A new way to catch tax cheaters

It probably comes as no surprise that some Americans are not paying their fair share of taxes, either at the federal or state level. Some states are now so concerned about the rise of the ''underground economy'' - the whole substructure of financial transactions and exchanges of services that is not officially reported to tax officials - that they are slapping heavy fines on persons not fully complying with tax reporting and collection requirements. Meantime, noncompliance and cheating at the federal level have reached ''alarming levels,'' according to Internal Revenue Service Commissioner Roscoe Egger.

Guess what the total federal ''tax gap'' of uncollected revenues is for 1981 alone. Would you believe $95 billion, roughly the amount of the projected US budget deficit? The bulk of that, $87 billion, comes from unreported income from legal activities. The remainder comes from illegal activities such as drugs and prostitution.

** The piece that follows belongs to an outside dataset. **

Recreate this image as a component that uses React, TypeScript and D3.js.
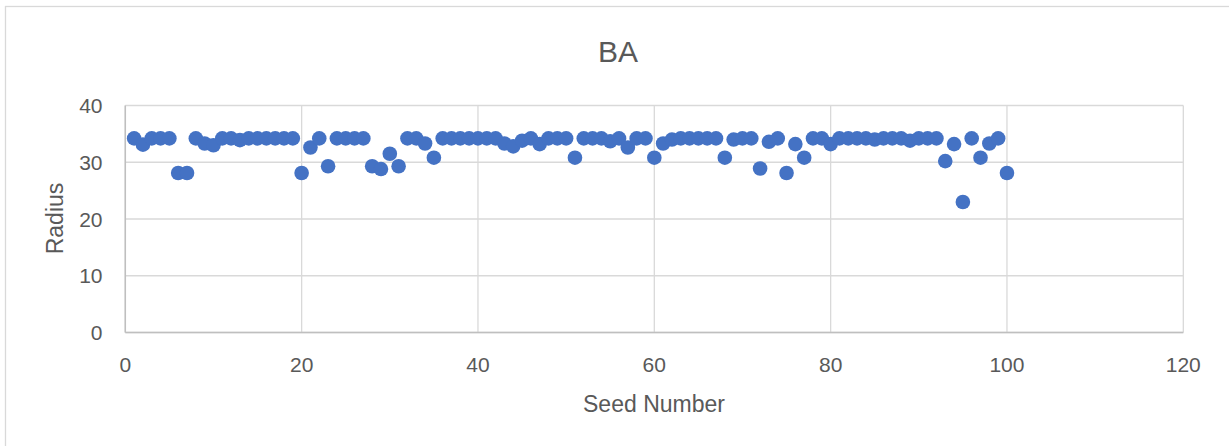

Congress certainly has an obligation to ensure that those persons who owe taxes square their accounts as expeditiously as possible. Hence it should seriously consider enactment of a new tax collection bill now proposed by Senators Robert Dole and Charles Grassley. The bill would impose new financial penalties on cheaters; establish tightened reporting and information procedures; and provide additional funds for the IRS to improve its auditing and enforcement powers.

Honest taxpayers need not be concerned about granting the IRS such new powers. The IRS compliance rate for wage earners (in filing proper returns) is around 99 percent. The noncompliance area tends to involve such matters as dividends and interest, tips, private contract work, door-to-door sales, retail cash transactions, and professional fees, where employers or other parties seldom if ever file W-2 or informational documents. Take Treasury bills, for example. Currently, the US Treasury does not send a listing of T bills to the IRS, even though such instruments involve large amounts of money -- and interest payments. That would now be required under the Dole-Grassley bill.

The two senators plan to attach their legislation to the debt-ceiling bill in mid-April. The legislation would only bring in an additional $3 billion for fiscal year 1983. But the amounts would rise to $8 billion by fiscal 1984 and $9 .3 billion by fiscal 1985. For moral and financial reasons, the bill is worth support.